I fell, and my ankle did a full 360. I couldn’t get up. I crawled to a phone and called Bob, and he carried me across campus to Tendrich.”

The Scholarship

During his sophomore year, Bob, a rugby player, learned his father’s cancer diagnosis might force him to leave LMU for lack of funds. But a Jesuit intervention kept Bob on campus. “Somehow,” Mary recalls, “[the Jesuits] cooked up a scholarship for students who played rugby and had a parent diagnosed with cancer.” That may have saved their future marriage, as well as Bob’s degree. “I don’t know if we would’ve gotten married,” says Mary, “because our relationship wasn’t strong enough at that point.” Later, she and Bob realized the offer wasn’t a scholarship but an act of great generosity.

The Wedding

Bob and Mary had hoped to get married in Sacred Heart Chapel shortly after graduation. But with the 1984 Summer Olympics turning Los Angeles into a madhouse, they delayed their wedding until September. Finally Sept. 8, 1984, arrived, a day to remember. It was a warm summer day.
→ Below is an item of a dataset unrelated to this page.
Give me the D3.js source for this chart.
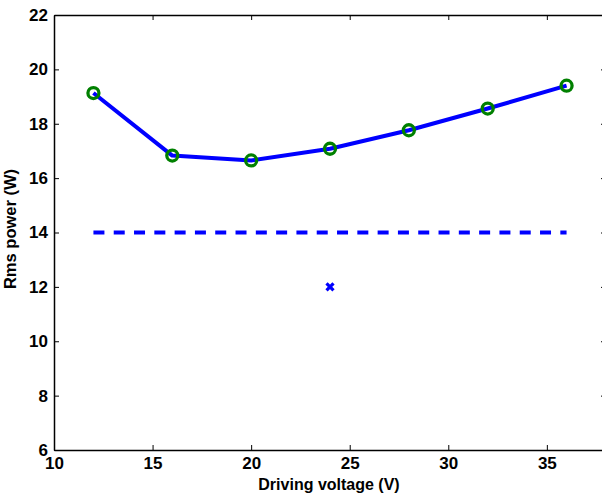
<!DOCTYPE html>
<html>
<head>
<meta charset="utf-8">
<script src="https://cdn.jsdelivr.net/npm/d3@7"></script>
<style>
  html, body { margin: 0; padding: 0; background: #fff; overflow: hidden; }
  text { font-family: "Liberation Sans", Arial, Helvetica, sans-serif; font-weight: bold; fill: #000; }
</style>
</head>
<body>
<svg id="chart" width="602" height="495"></svg>
<script>
// Measured rms power against driving voltage
const voltages = [12, 16, 20, 24, 28, 32, 36];
const rmsPower = [19.13, 16.83, 16.65, 17.08, 17.76, 18.56, 19.40];
// Reference level drawn as a dashed line
const refLevel = 14;
const refRange = [12, 36];
// Single marked point
const markPoint = [24, 12];
const xTicks = [10, 15, 20, 25, 30, 35];
const yTicks = [6, 8, 10, 12, 14, 16, 18, 20, 22];

const svg = d3.select("#chart");
const plotL = 54, plotT = 15, plotR = 606, plotB = 450;

const x = d3.scaleLinear().domain([10, 38]).range([plotL, plotR]);
const y = d3.scaleLinear().domain([6, 22]).range([plotB, plotT]);

// Frame axes with inward ticks on all four sides
const tickLen = 5;
const gB = svg.append("g").attr("transform", `translate(0,${plotB})`)
  .call(d3.axisBottom(x).tickValues(xTicks).tickSizeInner(-tickLen).tickSizeOuter(0).tickPadding(7));
const gT = svg.append("g").attr("transform", `translate(0,${plotT})`)
  .call(d3.axisTop(x).tickValues(xTicks).tickSizeInner(-tickLen).tickSizeOuter(0).tickFormat(""));
const gL = svg.append("g").attr("transform", `translate(${plotL},0)`)
  .call(d3.axisLeft(y).tickValues(yTicks).tickSizeInner(-tickLen).tickSizeOuter(0).tickPadding(6));
const gR = svg.append("g").attr("transform", `translate(${plotR},0)`)
  .call(d3.axisRight(y).tickValues(yTicks).tickSizeInner(-tickLen).tickSizeOuter(0).tickFormat(""));

[gB, gT, gL, gR].forEach(g => {
  g.select(".domain").attr("stroke", "#000").attr("stroke-width", 1.5);
  g.selectAll(".tick line").attr("stroke", "#000").attr("stroke-width", 1);
  g.selectAll("text").attr("font-size", 17).attr("font-family", "Liberation Sans, Arial, sans-serif")
    .attr("font-weight", "bold").attr("fill", "#000");
});

// Axis titles
svg.append("text").attr("x", 329).attr("y", 490)
  .attr("text-anchor", "middle").attr("font-size", 16).text("Driving voltage (V)");
svg.append("text").attr("transform", "translate(16,229) rotate(-90)")
  .attr("text-anchor", "middle").attr("font-size", 16.5).text("Rms power (W)");

// Dashed reference line
svg.append("line")
  .attr("x1", x(refRange[0])).attr("x2", x(refRange[1]))
  .attr("y1", y(refLevel)).attr("y2", y(refLevel))
  .attr("stroke", "#0000ff").attr("stroke-width", 4)
  .attr("stroke-dasharray", "11,9.3");

// Measured curve
const pts = voltages.map((v, i) => [v, rmsPower[i]]);
svg.append("path").datum(pts)
  .attr("fill", "none").attr("stroke", "#0000ff").attr("stroke-width", 4)
  .attr("stroke-linejoin", "round")
  .attr("d", d3.line().x(d => x(d[0])).y(d => y(d[1])));

// Circle markers
svg.selectAll("circle.m").data(pts).enter().append("circle")
  .attr("class", "m")
  .attr("cx", d => x(d[0])).attr("cy", d => y(d[1])).attr("r", 5.5)
  .attr("fill", "none").attr("stroke", "#008000").attr("stroke-width", 3.3);

// Cross marker
const cs = 3.5;
const mx = x(markPoint[0]), my = y(markPoint[1]);
svg.append("path")
  .attr("d", `M${mx - cs},${my - cs}L${mx + cs},${my + cs}M${mx - cs},${my + cs}L${mx + cs},${my - cs}`)
  .attr("stroke", "#0000ff").attr("stroke-width", 3.2).attr("fill", "none");
</script>
</body>
</html>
In fact, very warm: 108 degrees warm, the hottest Sept. 8th on record up till then, and since. They left the un-air-conditioned chapel, passed through that year’s annual Alumni BBQ and made their way to the off-campus un-air-conditioned reception, where their wedding cake collapsed in the heat. But the marriage, now 31-years strong, was built on a solid foundation. It still stands.